Diagnose Your KPI Drop with an Executive Snapshot

Stop staring at dashboards. Pinpoint the root cause of a metric drop in one focused session and get back to building.

Who This Helps

Founders and operators who see a key metric drop and need to find the real cause fast, without getting lost in data rabbit holes. This uses the 'Executive Snapshot' mission from the Data Storytelling for Stakeholders course.

Mini Case

Your weekly active users dropped 15% last week. Your dashboard shows 20 charts. You could spend all day digging. Instead, you focus on one hypothesis: 'Did our latest feature change cause confusion?' You pull just three data points: login attempts, support tickets about the feature, and completion rates for the new flow.
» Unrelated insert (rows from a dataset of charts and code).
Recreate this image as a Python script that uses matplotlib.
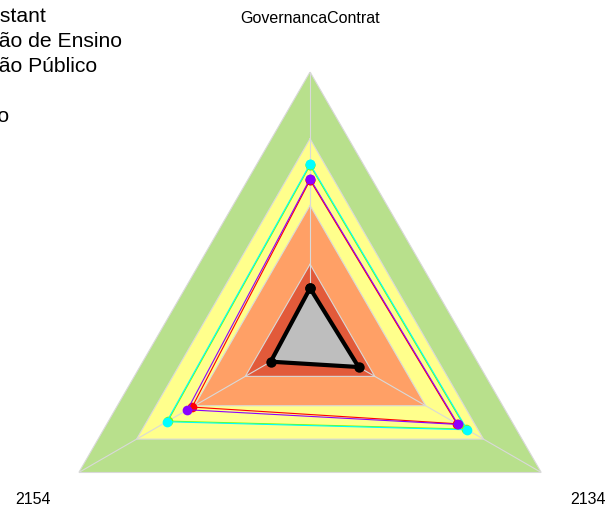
import numpy as np
import matplotlib
matplotlib.use("Agg")
import matplotlib.pyplot as plt
from matplotlib.lines import Line2D

plt.rcParams['font.family'] = ['Liberation Sans', 'DejaVu Sans']

# axes of the radar, clockwise from the top
axis_labels = ['GovernancaContrat', '2134', '2154']

# background bands (upper limit of each band, 0-100 scale)
band_levels = [100, 75, 50, 28]
band_colors = ['#B8E08C', '#FFFF8C', '#FFA066', '#E25A3A']

# series values, same order as axis_labels
series_names = ['Co-Assistant', 'Instituição de Ensino', 'Instituição Público', 'Outro', 'Mercado']
series_colors = ['#7CFC00', '#00FFFF', '#FF0000', '#8B00FF', '#000000']
lime_vals = [65, 67.5, 61.5]
cyan_vals = [65.5, 68, 62]
red_vals = [59.5, 63.5, 51]
purple_vals = [60, 64, 53]
black_vals = [19, 21, 17]

theta = np.deg2rad(np.arange(len(axis_labels)) * 360.0 / len(axis_labels))
theta_c = np.append(theta, theta[0])

def closed(v):
    return np.append(v, v[0])

fig = plt.figure(figsize=(6.09, 5.14), dpi=100)
ax = fig.add_axes([0.0706, -0.179, 0.877, 1.039], projection='polar')
ax.set_theta_zero_location('N')
ax.set_theta_direction(-1)
ax.set_ylim(0, 100)
ax.set_xticks([])
ax.set_yticks([])
ax.grid(False)
ax.spines['polar'].set_visible(False)
ax.patch.set_alpha(0)

# bands
for lvl, col in zip(band_levels, band_colors):
    ax.fill(theta_c, [lvl] * len(theta_c), color=col, lw=0, zorder=1)

# grid lines
for lvl in band_levels:
    ax.plot(theta_c, [lvl] * len(theta_c), color='#D9D9D9', lw=0.8, zorder=2)
for t in theta:
    ax.plot([t, t], [0, 100], color='#D9D9D9', lw=0.8, zorder=2)

# black series with grey fill
ax.fill(theta_c, closed(black_vals), color='#BEBEBE', lw=0, zorder=3)

for vals, col in [(lime_vals, series_colors[0]), (cyan_vals, series_colors[1]),
                  (red_vals, series_colors[2]), (purple_vals, series_colors[3])]:
    ax.plot(theta_c, closed(vals), color=col, lw=0.8, marker='o', ms=7,
            markeredgewidth=0, zorder=4)

ax.plot(theta_c, closed(black_vals), color='black', lw=3, marker='o', ms=7.5,
        markeredgewidth=0, zorder=5)

# axis labels
for t, lab in zip(theta, axis_labels):
    ax.text(t, 120, lab, ha='center', va='center', fontsize=11.5, clip_on=False)

# legend (partly outside the figure, like the original)
handles = [Line2D([], [], color=c, marker='o', lw=1, ms=7) for c in series_colors]
fig.legend(handles, series_names, loc='upper left', bbox_to_anchor=(-0.2165, 0.986),
           frameon=False, fontsize=15.2, borderpad=0, borderaxespad=0,
           handlelength=2, handletextpad=0.8, labelspacing=0.28)

fig.savefig('out.png', dpi=100)
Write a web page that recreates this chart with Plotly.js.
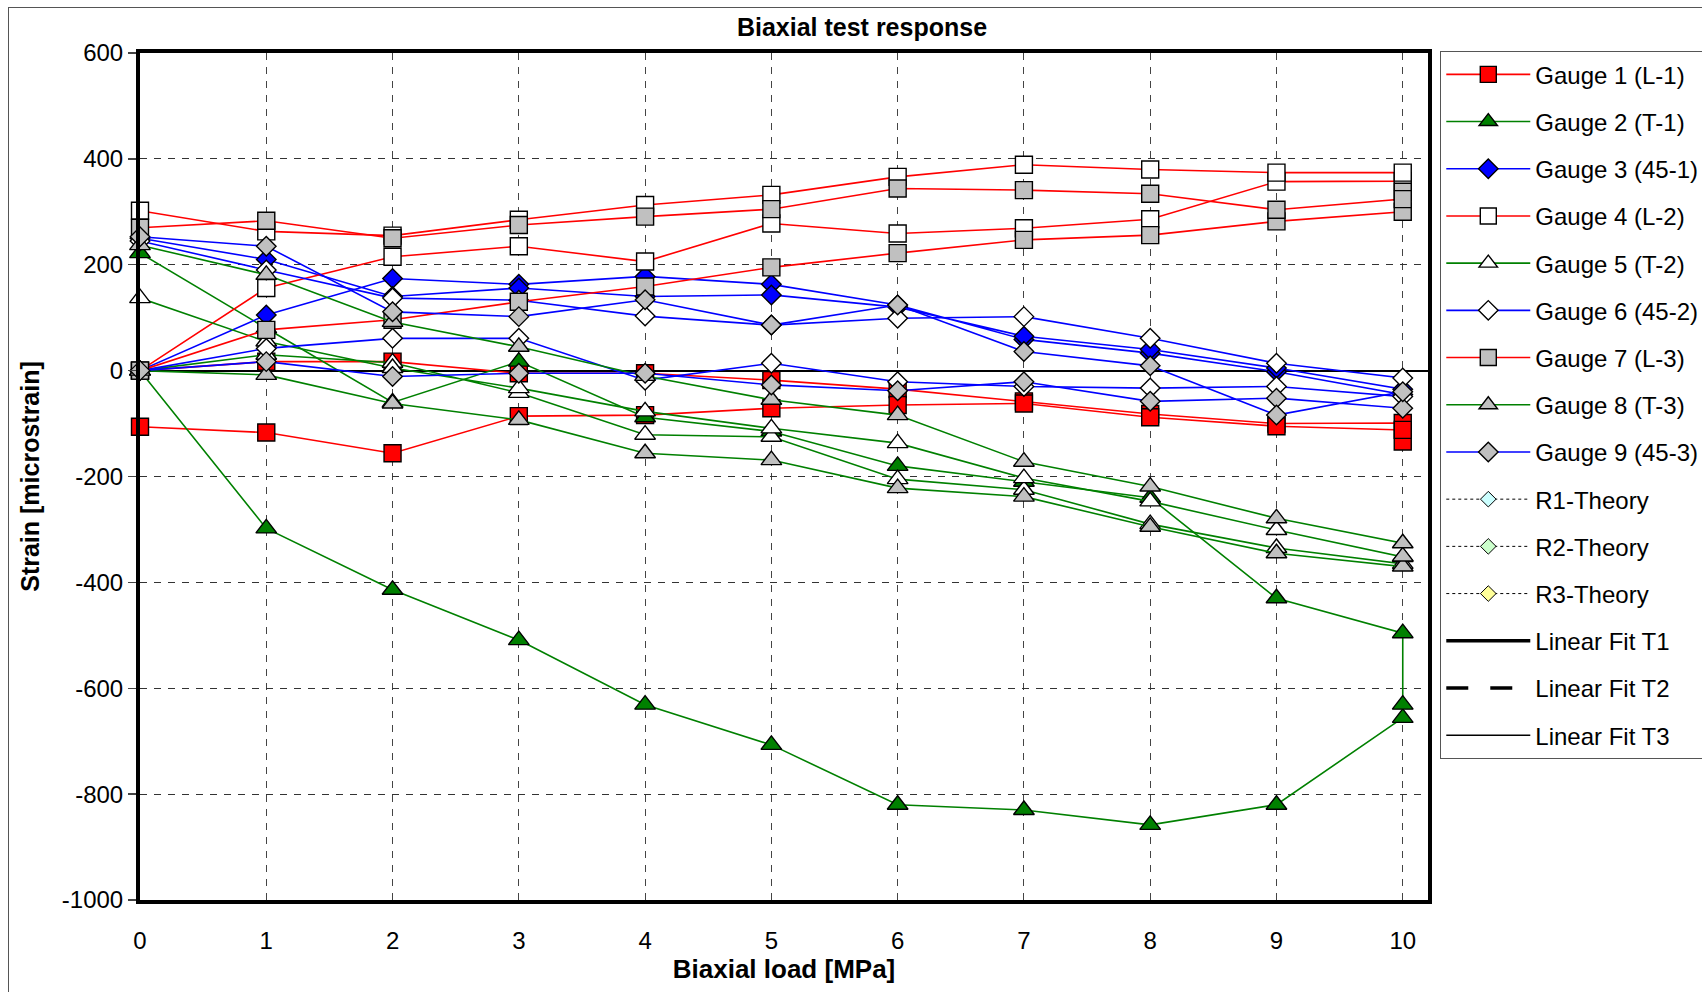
<!DOCTYPE html>
<html><head><meta charset="utf-8">
<script src="https://cdn.plot.ly/plotly-3.0.1.min.js"></script>
<style>
html,body{margin:0;padding:0;background:#fff;overflow:hidden}
#chart{width:1702px;height:992px;position:absolute;left:0;top:0}
#frame{position:absolute;left:8px;top:7px;width:1800px;height:1100px;border-left:1.3px solid #555;border-top:1.3px solid #555;pointer-events:none}
</style></head><body>
<div id="chart"></div><div id="frame"></div>
<script>
// Load steps (MPa): loading 0->10, hold readings at 10, unloading 10->0
const loadSteps = [0,1,2,3,4,5,6,7,8,9,10];
const unloadSteps = [10,9,8,7,6,5,4,3,2,1,0];
const holdStep = 10;

// Strain readings [microstrain]
const g1Load   = [0, 17, 17, -5, -5, -18, -35, -58, -82, -100, -99];
const g1Hold   = [-134];
const g1Unload = [-112, -105, -88, -62, -65, -71, -84, -86, -156, -117, -106];

const g2Load   = [0, -298, -414, -509, -631, -707, -820, -830, -858, -820, -656];
const g2Hold   = [-631];
const g2Unload = [-496, -430, -240, -210, -180, -115, -88, 17, -60, 80, 222];

const g3Load   = [0, 105, 174, 163, 178, 163, 124, 59, 33, -2, -45];
const g3Hold   = [];
const g3Unload = [-35, 5, 40, 65, 120, 143, 140, 156, 140, 210, 250];

const g4Load   = [0, 156, 215, 235, 206, 278, 259, 269, 286, 357, 358];
const g4Hold   = [];
const g4Unload = [374, 374, 380, 389, 366, 332, 313, 285, 255, 263, 302];

const g5Load   = [0, 30, 15, -42, -121, -125, -205, -225, -290, -335, -365];
const g5Hold   = [];
const g5Unload = [-352, -301, -247, -203, -137, -109, -77, -33, 5, 55, 137];

const g6Load   = [0, 42, 61, 61, -18, 14, -21, -30, -33, -30, -49];
const g6Hold   = [];
const g6Unload = [-14, 14, 61, 102, 99, 86, 103, 133, 137, 190, 245];

const g7Load   = [0, 77, 96, 130, 159, 195, 222, 247, 256, 282, 300];
const g7Hold   = [338];
const g7Unload = [324, 304, 334, 341, 344, 305, 291, 275, 250, 283, 270];

const g8Load   = [0, -8, -62, -93, -156, -169, -222, -238, -295, -345, -370];
const g8Hold   = [-351];
const g8Unload = [-326, -279, -219, -172, -84, -55, -10, 45, 92, 181, 237];

const g9Load   = [0, 17, -11, -5, -5, -27, -38, -21, -58, -52, -71];
const g9Hold   = [];
const g9Unload = [-40, -84, 9, 36, 124, 86, 134, 102, 111, 235, 253];

const gaugeNames = ['Gauge 1 (L-1)','Gauge 2 (T-1)','Gauge 3 (45-1)','Gauge 4 (L-2)','Gauge 5 (T-2)','Gauge 6 (45-2)','Gauge 7 (L-3)','Gauge 8 (T-3)','Gauge 9 (45-3)'];
const theoryNames = ['R1-Theory','R2-Theory','R3-Theory'];
const fitNames = ['Linear Fit T1','Linear Fit T2','Linear Fit T3'];

const yTickVals = [-1000,-800,-600,-400,-200,0,200,400,600];
const yTickText = ['-1000','-800','-600','-400','-200','0','200','400','600'];
const xTickVals = [0,1,2,3,4,5,6,7,8,9,10];
const xTickText = ['0','1','2','3','4','5','6','7','8','9','10'];

const RED='#FF0000', GREEN='#008000', BLUE='#0000FF', GRAY='#C0C0C0', WHITE='#FFFFFF';
const FONT='Liberation Sans, Arial, sans-serif';

function gauge(i, load, hold, unload, lineColor, symbol, fill, size){
  return {
    type:'scatter', mode:'lines+markers', name:gaugeNames[i],
    legendgroup:'g'+i,
    x: loadSteps.concat(hold.map(()=>holdStep), unloadSteps),
    y: load.concat(hold, unload),
    line:{color:lineColor, width:1.6},
    marker:{symbol:symbol, size:size, color:fill, line:{color:'#000', width:1.4}},
    cliponaxis:false
  };
}

const traces = [
  gauge(0, g1Load, g1Hold, g1Unload, RED, 'square', RED, 17),
  gauge(1, g2Load, g2Hold, g2Unload, GREEN, 'triangle-up', GREEN, 18),
  gauge(2, g3Load, g3Hold, g3Unload, BLUE, 'diamond', BLUE, 15),
  gauge(3, g4Load, g4Hold, g4Unload, RED, 'square', WHITE, 17),
  gauge(4, g5Load, g5Hold, g5Unload, GREEN, 'triangle-up', WHITE, 18),
  gauge(5, g6Load, g6Hold, g6Unload, BLUE, 'diamond', WHITE, 15),
  gauge(6, g7Load, g7Hold, g7Unload, RED, 'square', GRAY, 17),
  gauge(7, g8Load, g8Hold, g8Unload, GREEN, 'triangle-up', GRAY, 18),
  gauge(8, g9Load, g9Hold, g9Unload, BLUE, 'diamond', GRAY, 15)
];
const theoryFills = ['#CCFFFF','#CCFFCC','#FFFF99'];
theoryNames.forEach((n,k)=>traces.push({
  type:'scatter', mode:'lines+markers', name:n, legendgroup:'t'+k,
  x:[null], y:[null],
  line:{color:'#000', width:1, dash:'dot'},
  marker:{symbol:'diamond', size:12, color:theoryFills[k], line:{color:'#000', width:1}}
}));
const fitStyles = [{width:3.5},{width:3.5, dash:'22px,22px'},{width:1.5}];
fitNames.forEach((n,k)=>traces.push({
  type:'scatter', mode:'lines', name:n, legendgroup:'f'+k,
  x:[null], y:[null],
  line:Object.assign({color:'#000'}, fitStyles[k])
}));

const layout = {
  width:1702, height:992,
  paper_bgcolor:'#fff', plot_bgcolor:'#fff',
  font:{family:FONT, color:'#000', size:24},
  margin:{l:140, r:273.5, t:53, b:92, autoexpand:false},
  title:{text:'Biaxial test response', font:{family:FONT, size:25, weight:'bold', color:'#000'},
         xref:'container', x:862/1702, xanchor:'center', yref:'container', y:1-27/992, yanchor:'middle'},
  xaxis:{
    range:[0,10.2], tickvals:xTickVals, ticktext:xTickText,
    ticks:'outside', ticklen:16, tickcolor:'rgba(0,0,0,0)',
    showgrid:true, gridcolor:'#444', gridwidth:1, griddash:'7px,7px',
    showline:true, mirror:true, linecolor:'#000', linewidth:4,
    zeroline:false,
    tickfont:{family:FONT, size:24},
    title:{text:'Biaxial load [MPa]', font:{family:FONT, size:26, weight:'bold'}, standoff:8}
  },
  yaxis:{
    range:[-1000,600], tickvals:yTickVals, ticktext:yTickText,
    ticks:'outside', ticklen:8, tickcolor:'#444', tickwidth:1.3,
    showgrid:true, gridcolor:'#333', gridwidth:1, griddash:'7px,7px',
    showline:true, mirror:true, linecolor:'#000', linewidth:4,
    zeroline:true, zerolinecolor:'#000', zerolinewidth:1.8,
    tickfont:{family:FONT, size:24},
    title:{text:'Strain [microstrain]', font:{family:FONT, size:25, weight:'bold'}, standoff:16}
  },
  legend:{
    x:1.0093, y:1.0024, xanchor:'left', yanchor:'top',
    bgcolor:'#fff', bordercolor:'#555', borderwidth:1.3,
    font:{family:FONT, size:24, color:'#000'},
    itemwidth:84, tracegroupgap:13, traceorder:'grouped',
    maxheight:960
  },
  showlegend:true
};

Plotly.newPlot('chart', traces, layout, {displayModeBar:false, staticPlot:true});
</script>
</body></html>
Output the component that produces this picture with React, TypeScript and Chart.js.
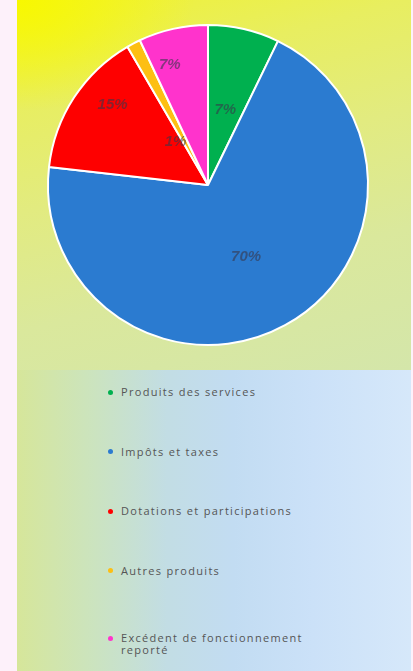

In 45 minutes, you see support tickets spiked 200% on launch day. Bingo. You have your culprit and can now fix it.

Do This Now (5 Steps)

  1. Name the Drop. Write down the exact KPI and the size of the change (e.g., 'Activation rate fell from 40% to 32%').
  2. Set Your Timer. Give yourself one hour for this session. No more. This forces focus.
  3. Pick One Suspect. Brainstorm three possible causes. Then, pick the single most likely one to investigate first.
  4. Gather Compact Evidence. Find only the 2-3 data points that directly prove or disprove your main suspect. Ignore everything else.
  5. Draft Your One-Page Snapshot. On a single page, state the KPI drop, your main suspect, the 2-3 key evidence points, and your recommended next step. This is your story.

Avoid These Traps

  • Chasing Every Number. You see the 15% drop, then notice a 5% dip in another metric, then a 2% change somewhere else. Stop. Stick to your one suspect.
  • Building the Perfect Report. Your goal is a diagnosis, not a masterpiece. A rough one-pager that leads to a decision is a win.
  • Forgetting the 'So What?' You find the cause. Great. Now what action will you take? Always end with a clear owner and next step. No stakeholder likes a mystery novel without an ending.
  • Using Charts That Distract. If a visual doesn't directly answer the question 'Is this the cause?', cut it. Choose clarity over complexity every time.

Your Win by Friday

By Friday, you can move from 'Something's wrong' to 'Here's the cause, and here's my plan.' You'll have a clear, one-page story that turns a worrying data point into a focused action item. You'll save hours of unfocused analysis and make a decision that actually moves the needle. Think of all the coffee you'll enjoy instead of staring at confusing charts.